┌──
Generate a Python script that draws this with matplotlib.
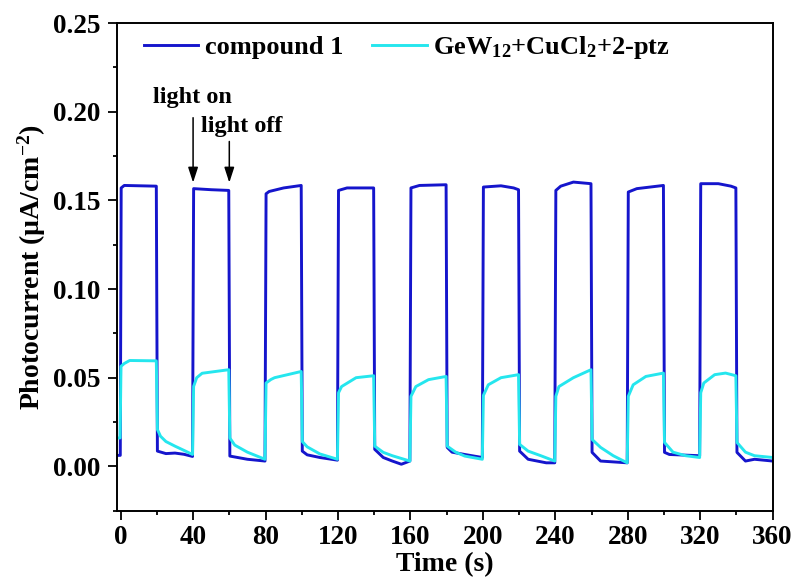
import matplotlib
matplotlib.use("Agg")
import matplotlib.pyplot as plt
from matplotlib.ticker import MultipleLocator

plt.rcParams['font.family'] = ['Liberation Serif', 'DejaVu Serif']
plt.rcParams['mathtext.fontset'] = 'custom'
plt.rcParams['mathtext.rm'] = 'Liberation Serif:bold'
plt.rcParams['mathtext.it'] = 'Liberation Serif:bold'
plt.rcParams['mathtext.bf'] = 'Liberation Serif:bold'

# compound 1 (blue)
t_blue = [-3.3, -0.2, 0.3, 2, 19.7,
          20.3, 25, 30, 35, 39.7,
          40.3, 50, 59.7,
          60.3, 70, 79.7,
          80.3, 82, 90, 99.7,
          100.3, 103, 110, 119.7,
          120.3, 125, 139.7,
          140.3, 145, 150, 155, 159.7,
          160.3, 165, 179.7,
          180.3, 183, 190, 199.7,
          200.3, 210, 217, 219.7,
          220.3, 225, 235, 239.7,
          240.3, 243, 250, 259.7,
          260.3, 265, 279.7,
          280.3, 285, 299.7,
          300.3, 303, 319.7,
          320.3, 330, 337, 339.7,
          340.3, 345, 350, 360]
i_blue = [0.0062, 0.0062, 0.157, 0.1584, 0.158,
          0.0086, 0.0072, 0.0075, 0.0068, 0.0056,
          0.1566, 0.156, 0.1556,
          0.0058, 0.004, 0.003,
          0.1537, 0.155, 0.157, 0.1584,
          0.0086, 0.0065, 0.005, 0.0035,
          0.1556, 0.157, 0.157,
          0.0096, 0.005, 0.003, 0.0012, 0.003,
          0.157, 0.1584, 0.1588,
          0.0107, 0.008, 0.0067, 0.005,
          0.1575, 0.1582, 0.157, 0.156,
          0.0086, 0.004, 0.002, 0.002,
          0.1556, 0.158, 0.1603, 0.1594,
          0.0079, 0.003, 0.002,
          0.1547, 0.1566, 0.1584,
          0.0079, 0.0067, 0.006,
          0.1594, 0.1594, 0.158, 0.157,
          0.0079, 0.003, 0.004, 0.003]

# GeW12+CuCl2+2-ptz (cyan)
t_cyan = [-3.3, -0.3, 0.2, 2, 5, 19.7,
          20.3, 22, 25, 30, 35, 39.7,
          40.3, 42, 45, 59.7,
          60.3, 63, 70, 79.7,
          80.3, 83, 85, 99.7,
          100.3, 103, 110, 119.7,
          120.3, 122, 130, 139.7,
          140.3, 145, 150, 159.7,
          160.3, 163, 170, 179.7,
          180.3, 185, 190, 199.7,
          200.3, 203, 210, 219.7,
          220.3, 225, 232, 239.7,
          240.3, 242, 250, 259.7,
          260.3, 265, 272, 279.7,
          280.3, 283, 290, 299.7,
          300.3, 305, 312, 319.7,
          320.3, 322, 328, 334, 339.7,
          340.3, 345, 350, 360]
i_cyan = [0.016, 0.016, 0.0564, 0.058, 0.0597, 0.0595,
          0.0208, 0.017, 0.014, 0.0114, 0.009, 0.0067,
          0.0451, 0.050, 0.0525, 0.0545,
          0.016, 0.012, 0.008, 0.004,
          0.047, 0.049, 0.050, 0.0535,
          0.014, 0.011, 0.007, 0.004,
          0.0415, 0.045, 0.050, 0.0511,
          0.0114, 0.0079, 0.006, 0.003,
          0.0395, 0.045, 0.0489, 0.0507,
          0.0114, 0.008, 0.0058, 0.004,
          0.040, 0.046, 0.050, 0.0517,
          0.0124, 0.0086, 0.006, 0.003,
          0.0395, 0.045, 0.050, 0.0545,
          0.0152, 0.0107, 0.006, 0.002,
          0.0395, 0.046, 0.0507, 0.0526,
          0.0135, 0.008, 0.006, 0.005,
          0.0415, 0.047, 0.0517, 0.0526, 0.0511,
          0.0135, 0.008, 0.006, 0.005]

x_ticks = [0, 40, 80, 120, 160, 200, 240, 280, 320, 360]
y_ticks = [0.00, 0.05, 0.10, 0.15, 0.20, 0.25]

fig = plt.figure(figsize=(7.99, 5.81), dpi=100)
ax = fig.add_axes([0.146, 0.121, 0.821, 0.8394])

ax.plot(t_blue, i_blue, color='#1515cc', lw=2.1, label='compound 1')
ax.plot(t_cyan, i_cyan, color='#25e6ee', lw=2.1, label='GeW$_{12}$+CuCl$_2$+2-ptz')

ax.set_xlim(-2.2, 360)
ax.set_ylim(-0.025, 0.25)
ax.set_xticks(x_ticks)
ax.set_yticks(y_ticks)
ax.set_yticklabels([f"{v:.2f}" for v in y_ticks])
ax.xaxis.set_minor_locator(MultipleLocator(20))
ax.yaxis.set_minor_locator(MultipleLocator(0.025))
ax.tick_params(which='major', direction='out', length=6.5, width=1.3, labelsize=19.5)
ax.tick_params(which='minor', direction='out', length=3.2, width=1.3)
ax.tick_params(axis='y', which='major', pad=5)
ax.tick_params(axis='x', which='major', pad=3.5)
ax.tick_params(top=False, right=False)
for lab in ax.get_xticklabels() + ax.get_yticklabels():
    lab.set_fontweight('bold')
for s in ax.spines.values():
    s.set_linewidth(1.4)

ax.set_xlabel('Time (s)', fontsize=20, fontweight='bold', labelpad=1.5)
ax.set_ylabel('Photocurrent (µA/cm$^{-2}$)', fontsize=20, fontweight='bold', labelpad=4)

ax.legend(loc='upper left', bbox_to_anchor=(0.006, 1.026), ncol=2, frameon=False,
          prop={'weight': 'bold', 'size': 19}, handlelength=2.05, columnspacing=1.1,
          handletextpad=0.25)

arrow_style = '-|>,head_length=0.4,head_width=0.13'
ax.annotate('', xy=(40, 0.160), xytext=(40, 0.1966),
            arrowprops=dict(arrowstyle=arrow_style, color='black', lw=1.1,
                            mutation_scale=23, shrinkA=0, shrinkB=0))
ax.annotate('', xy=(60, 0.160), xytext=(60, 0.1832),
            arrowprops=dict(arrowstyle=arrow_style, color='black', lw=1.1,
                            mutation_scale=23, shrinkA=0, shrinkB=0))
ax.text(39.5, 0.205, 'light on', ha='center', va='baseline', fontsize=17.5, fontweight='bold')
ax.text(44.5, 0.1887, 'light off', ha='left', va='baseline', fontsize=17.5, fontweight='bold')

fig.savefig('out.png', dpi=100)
└──
┌──
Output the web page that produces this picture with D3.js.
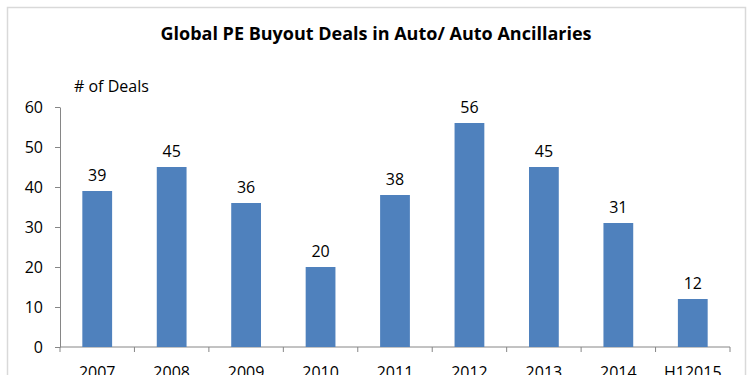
└──
┌──
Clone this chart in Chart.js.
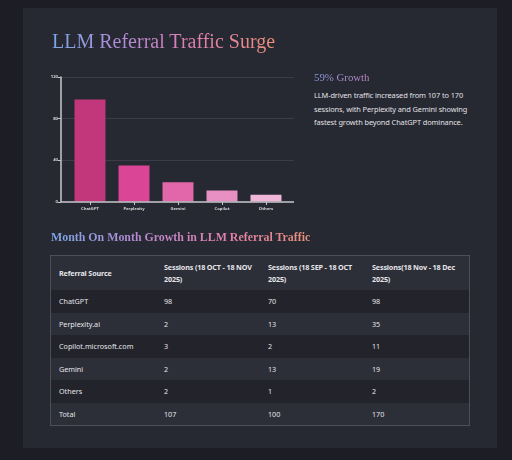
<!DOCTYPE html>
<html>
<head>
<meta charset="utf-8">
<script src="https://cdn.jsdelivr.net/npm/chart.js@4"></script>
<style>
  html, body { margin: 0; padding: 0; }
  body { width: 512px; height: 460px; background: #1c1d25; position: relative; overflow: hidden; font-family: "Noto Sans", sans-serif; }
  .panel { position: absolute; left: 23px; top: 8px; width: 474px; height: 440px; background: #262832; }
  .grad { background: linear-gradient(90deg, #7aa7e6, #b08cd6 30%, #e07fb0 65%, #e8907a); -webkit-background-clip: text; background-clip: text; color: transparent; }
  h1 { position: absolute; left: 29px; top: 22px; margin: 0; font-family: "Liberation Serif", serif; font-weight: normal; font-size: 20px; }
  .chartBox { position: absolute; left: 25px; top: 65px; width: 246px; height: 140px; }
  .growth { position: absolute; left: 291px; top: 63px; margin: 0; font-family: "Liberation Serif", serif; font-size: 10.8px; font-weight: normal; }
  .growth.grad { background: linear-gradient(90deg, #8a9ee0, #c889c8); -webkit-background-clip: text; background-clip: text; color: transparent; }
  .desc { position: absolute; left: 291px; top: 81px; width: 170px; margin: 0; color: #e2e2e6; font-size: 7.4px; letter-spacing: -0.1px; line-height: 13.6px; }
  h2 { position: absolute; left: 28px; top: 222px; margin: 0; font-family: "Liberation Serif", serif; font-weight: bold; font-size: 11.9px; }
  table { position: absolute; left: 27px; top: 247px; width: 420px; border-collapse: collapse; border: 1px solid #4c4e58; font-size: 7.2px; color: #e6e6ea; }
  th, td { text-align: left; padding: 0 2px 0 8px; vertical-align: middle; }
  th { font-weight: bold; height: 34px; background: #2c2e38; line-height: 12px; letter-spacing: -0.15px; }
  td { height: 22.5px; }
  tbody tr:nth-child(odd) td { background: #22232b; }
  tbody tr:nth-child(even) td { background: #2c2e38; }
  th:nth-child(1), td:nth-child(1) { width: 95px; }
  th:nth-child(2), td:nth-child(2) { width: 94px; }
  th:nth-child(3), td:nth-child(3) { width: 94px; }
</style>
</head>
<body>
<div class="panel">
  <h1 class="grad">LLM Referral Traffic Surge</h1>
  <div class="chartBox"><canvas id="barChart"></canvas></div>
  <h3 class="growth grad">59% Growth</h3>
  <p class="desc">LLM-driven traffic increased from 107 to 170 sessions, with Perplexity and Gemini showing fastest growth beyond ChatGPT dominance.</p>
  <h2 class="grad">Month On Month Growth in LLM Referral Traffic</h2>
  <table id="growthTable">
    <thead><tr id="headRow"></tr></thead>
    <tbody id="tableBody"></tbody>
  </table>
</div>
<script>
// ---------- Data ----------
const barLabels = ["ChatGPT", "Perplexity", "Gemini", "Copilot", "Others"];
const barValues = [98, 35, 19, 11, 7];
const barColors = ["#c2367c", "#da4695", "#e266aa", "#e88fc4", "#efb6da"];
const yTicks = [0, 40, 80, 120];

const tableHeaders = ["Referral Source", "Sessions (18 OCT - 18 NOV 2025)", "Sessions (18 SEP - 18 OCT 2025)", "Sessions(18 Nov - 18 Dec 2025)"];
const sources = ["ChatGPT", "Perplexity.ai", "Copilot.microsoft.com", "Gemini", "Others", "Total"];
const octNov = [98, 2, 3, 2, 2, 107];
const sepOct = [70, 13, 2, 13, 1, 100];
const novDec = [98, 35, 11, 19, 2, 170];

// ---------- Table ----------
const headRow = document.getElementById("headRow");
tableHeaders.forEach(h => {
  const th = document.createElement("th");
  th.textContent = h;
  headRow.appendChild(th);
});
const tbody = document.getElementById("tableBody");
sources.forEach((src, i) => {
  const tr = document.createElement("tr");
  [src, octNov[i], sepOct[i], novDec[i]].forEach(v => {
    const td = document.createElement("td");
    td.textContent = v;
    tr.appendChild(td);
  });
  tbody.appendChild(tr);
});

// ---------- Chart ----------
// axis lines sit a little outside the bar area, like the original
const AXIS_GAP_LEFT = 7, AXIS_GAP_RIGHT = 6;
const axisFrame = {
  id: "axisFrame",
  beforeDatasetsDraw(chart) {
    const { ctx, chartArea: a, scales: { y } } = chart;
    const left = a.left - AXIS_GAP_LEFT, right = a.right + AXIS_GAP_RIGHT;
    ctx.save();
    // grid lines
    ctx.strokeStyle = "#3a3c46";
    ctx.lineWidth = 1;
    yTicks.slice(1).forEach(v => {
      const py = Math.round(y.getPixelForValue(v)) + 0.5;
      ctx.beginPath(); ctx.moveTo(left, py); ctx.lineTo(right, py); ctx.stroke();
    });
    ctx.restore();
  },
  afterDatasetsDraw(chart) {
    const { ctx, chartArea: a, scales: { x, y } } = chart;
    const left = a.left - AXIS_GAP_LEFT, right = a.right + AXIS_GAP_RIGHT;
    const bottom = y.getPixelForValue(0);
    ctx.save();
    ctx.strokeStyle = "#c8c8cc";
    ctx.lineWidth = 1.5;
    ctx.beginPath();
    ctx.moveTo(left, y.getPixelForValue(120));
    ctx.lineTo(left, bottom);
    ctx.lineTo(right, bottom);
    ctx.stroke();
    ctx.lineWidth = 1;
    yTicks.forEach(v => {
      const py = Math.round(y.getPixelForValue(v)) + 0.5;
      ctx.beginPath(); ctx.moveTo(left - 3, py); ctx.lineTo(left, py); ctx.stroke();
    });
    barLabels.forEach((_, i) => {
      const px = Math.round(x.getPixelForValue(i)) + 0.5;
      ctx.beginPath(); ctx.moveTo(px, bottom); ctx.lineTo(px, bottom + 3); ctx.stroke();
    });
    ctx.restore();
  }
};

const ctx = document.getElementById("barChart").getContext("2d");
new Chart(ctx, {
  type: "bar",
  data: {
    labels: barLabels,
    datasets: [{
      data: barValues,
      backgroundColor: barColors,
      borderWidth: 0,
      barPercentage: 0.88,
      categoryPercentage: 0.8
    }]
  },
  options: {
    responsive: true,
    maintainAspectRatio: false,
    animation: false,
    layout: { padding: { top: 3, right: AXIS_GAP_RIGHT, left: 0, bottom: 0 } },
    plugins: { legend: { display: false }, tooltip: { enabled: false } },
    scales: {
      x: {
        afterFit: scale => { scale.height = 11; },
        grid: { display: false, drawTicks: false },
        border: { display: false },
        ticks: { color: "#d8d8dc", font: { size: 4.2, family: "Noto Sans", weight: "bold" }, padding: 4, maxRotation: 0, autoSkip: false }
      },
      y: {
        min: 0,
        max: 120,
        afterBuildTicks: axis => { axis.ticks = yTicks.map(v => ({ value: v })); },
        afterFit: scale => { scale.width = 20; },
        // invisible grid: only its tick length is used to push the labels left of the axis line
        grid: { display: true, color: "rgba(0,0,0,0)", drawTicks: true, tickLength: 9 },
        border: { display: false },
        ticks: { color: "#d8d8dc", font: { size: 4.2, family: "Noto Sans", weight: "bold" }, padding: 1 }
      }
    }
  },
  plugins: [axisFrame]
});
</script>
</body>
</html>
└──
Above are some records; quote exactly and only the lines that begin at the line containing "Generate a Python" and stop after the line containing "plt.rcParams['mathtext.bf'] = 'Liberation", leaving out the pictures.

Generate a Python script that draws this with matplotlib.
import matplotlib
matplotlib.use("Agg")
import matplotlib.pyplot as plt
from matplotlib.ticker import MultipleLocator

plt.rcParams['font.family'] = ['Liberation Serif', 'DejaVu Serif']
plt.rcParams['mathtext.fontset'] = 'custom'
plt.rcParams['mathtext.rm'] = 'Liberation Serif:bold'
plt.rcParams['mathtext.it'] = 'Liberation Serif:bold'
plt.rcParams['mathtext.bf'] = 'Liberation Serif:bold'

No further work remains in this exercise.